How nature of homophily (number/location of clusters) affects gerrymanderability Again a similar concept here. With the same value of homophily, one can have one big central cluster, or multiple smaller clusters. Given the same district magnitude, smaller clusters means more gerrymanderability for the reason outlined above.

In conclusion, I think there is some sort of super complicated interaction term between district magnitude, type of clustering, and homophily, which fundamentally fucks the PD metric (I think). I want to bring this up and I really pray to God the smart postdocs and Rodden can find a solution or show how it's irrelevant. And hopefully they will involve me in it...
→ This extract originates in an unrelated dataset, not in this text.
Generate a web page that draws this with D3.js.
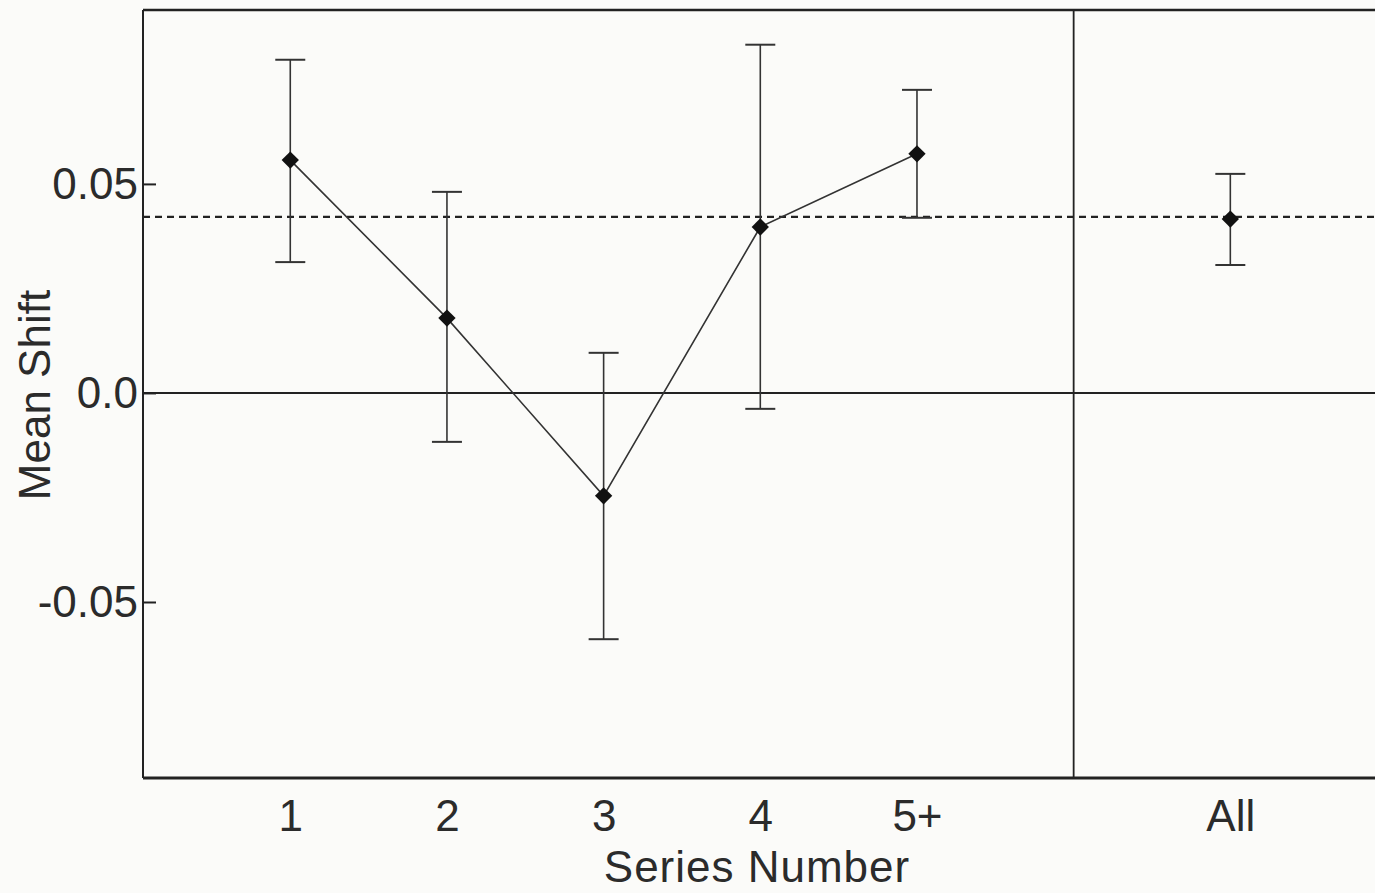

(The following is somewhat tangential)

You know we were talking about how to measure homophily --- I asked this question on CrossValidated and got an interesting answer. One commenter suggested the coefficient of overlapping, or OVL --- basically the degree of overlap between two distributions. With perfect homophily (Ds and Rs never mix), OVL would be 0, and with perfect homogeneity, OVL would be 1.

How I guess this would work in practice: given the observed geographical distribution of Democrats and Republicans, I'd use nonparametric estimation to generate the distribution of Ds and Rs. (These would be two-dimensional distributions). Then I'd superpose one distribution over another and integrate to obtain OVL.

Rodden promised to reply 8 days ago, so I'm keen to hear his thoughts.

Hello all: I care deeply about all of this and have thought a lot about it. And I’ve been in the courtroom a good deal, so I have thoughts on that part as well. I am having a week from hell, and am about to leave for vacation, but will send some thoughts as soon as I can. But in the short term, I am enjoying reading your thoughts! Thanks for all of this.